Given an input `vec{x}` we could then have a for loop that cycles over layers from `1` to `n`. For each layer, we look up its weights and biases, then use our equation above to compute the output of this layer. We then use this output as the input when we perform this next pass through the for loop.
Costs Functions
We would now like to describe how to train `N(x)` in the presence of labeled data.
Recall that when we proved the perceptron convergence theorem, we knew that we were learning some target threshold function with weights `vec{w}^t` and we could define a function of the current weights `vec{w}` to say how far we were from the target.
This function was `||vec{w}^t - vec{w}||^2` and we showed the update rule reduced this.
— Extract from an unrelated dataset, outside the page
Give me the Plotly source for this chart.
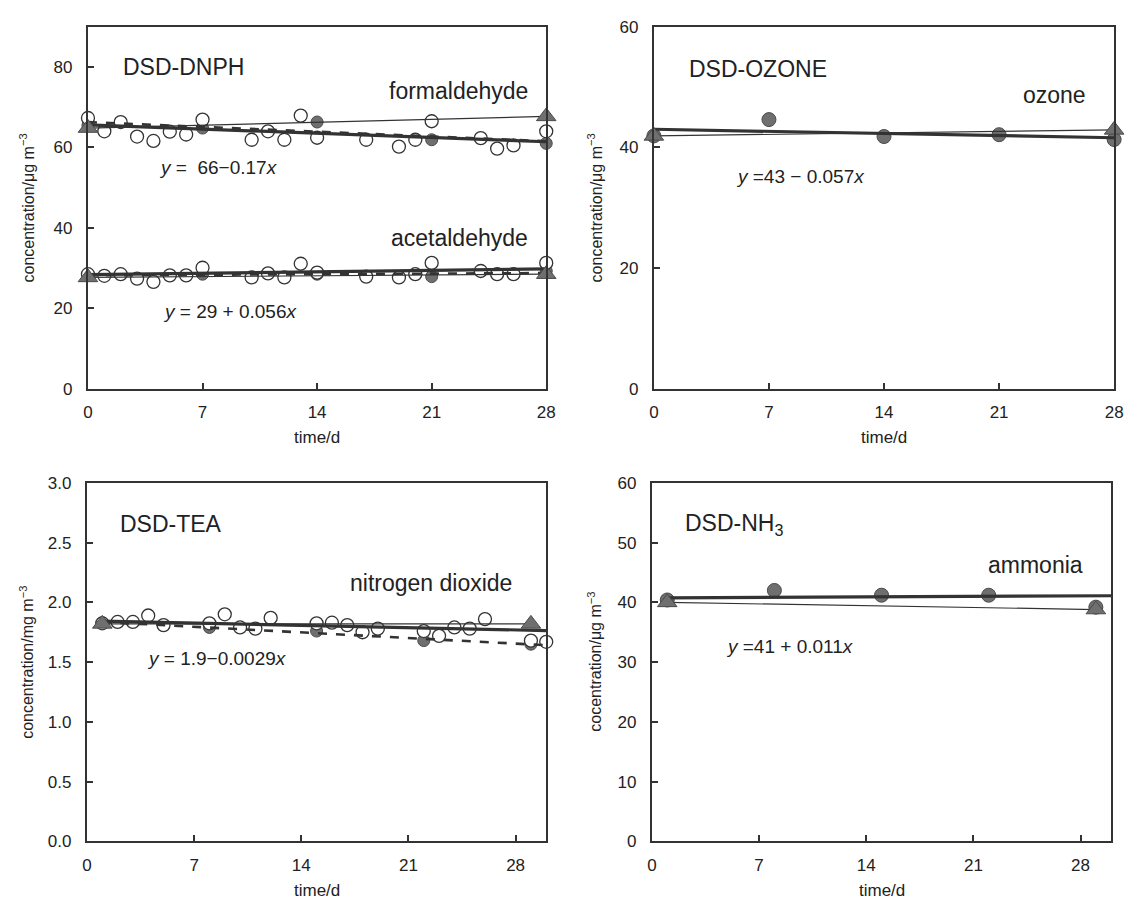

For our PAC-learning result, we used the potential function `N_t(alpha) = ||alpha w - w_t||^2 + (alpha theta - theta_t)^2`, and for the S-K algorithm we used `||vec{w}^{+} - vec{w}^{-}|| - m(vec{x}'_t)`, but the idea was the same.
These functions are often called loss or cost, or potential functions.
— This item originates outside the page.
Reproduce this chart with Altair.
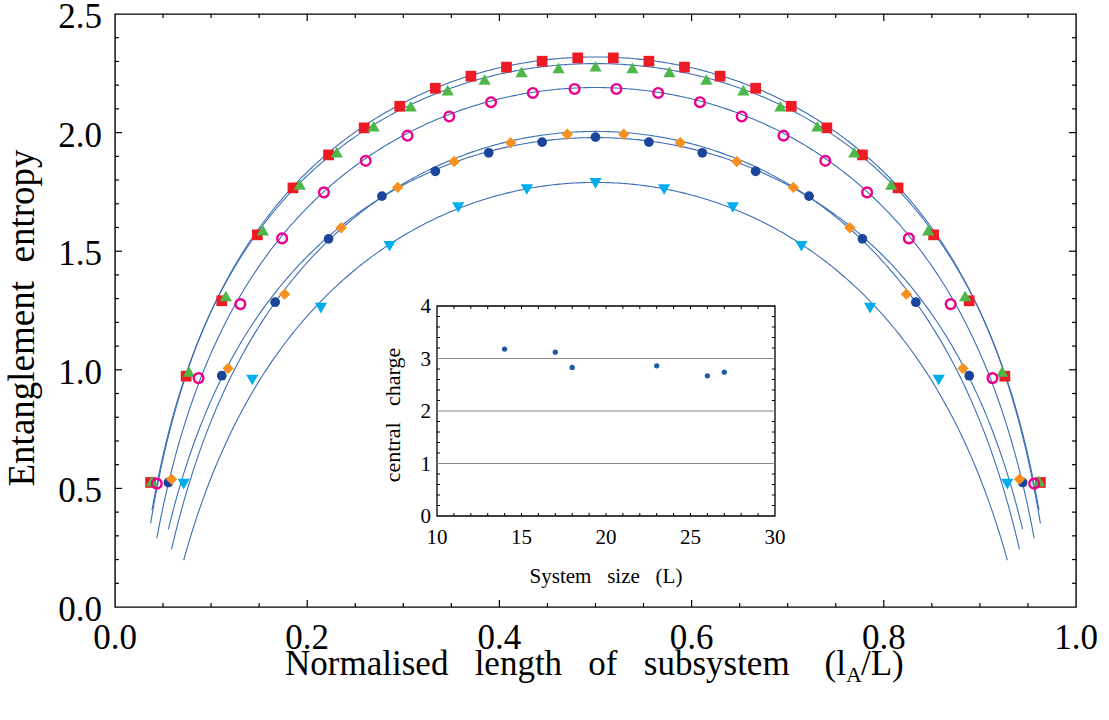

In each case, we are trying to adjust the weights to minimize the potential function.
One class of algorithms to figure out how to adjust the weights are known as gradient descent algorithms.
Before we look at these, let's looks at a couple different cost functions.
Mean Square Error
Assume we train using a sequence of examples `(vec{x}^{(1)},y^{(1)}), (vec{x}^{(2)},y^{(2)}), ..., (vec{x}^{(m)},y^{(m)})` and let `N(vec{x})` be the output of our network.
One common choice of cost function is mean squared error (MSE) `1/m sum_i||y^{(i)} - N(vec{x}^{(i)})||^2`.
This measures the average error the networks makes over the training set.
It turns out this choice of cost function can be justified if the underlying function that the data is coming from is a linear function of the
`vec{x}^{(i)}` and the `vec{x}^{(i)}`'s are chosen according to a Gaussian distribution.
To get a more robust cost function for a larger variety of underlying target functions, we make use of the theory of estimators from earlier today.
Maximum Likelihood Estimation - unlabeled data
Let `mathbb{X}` be a set of examples `vec{x}^{(1)}, ..., vec{x}^{(m)}` drawn independently from sample space `S` according to some unknown data generating distribution `p_{data}(vec{x})`.
Let `p_{mo\d\el}(\vec{x};\vec{theta})` be a parametric family of probability distributions over the same space `S` indexed be `vec{theta}`.
Our goal is to find a `vec{theta}` so that `p_{mo\de\l}(\vec{x};\vec{theta})` is as close to `p_{data}(vec{x})` as possible.
The maximum likelihood estimator (MLE) for `vec{theta}` is defined as:
\begin{eqnarray*}
\vec{\theta}_{ML} &=& argmax_{\vec{\theta}} p_{model}(\mathbb{X}; \vec{\theta})\\
&=& argmax_{\vec{\theta}}\prod_{i=1}^m p_{model}(\vec{x}^{(i)}; \vec{\theta})
\end{eqnarray*}
I.e., we want to find the value of `vec{theta}` that maximizes the product of probabilities of the sequence of items that were observed.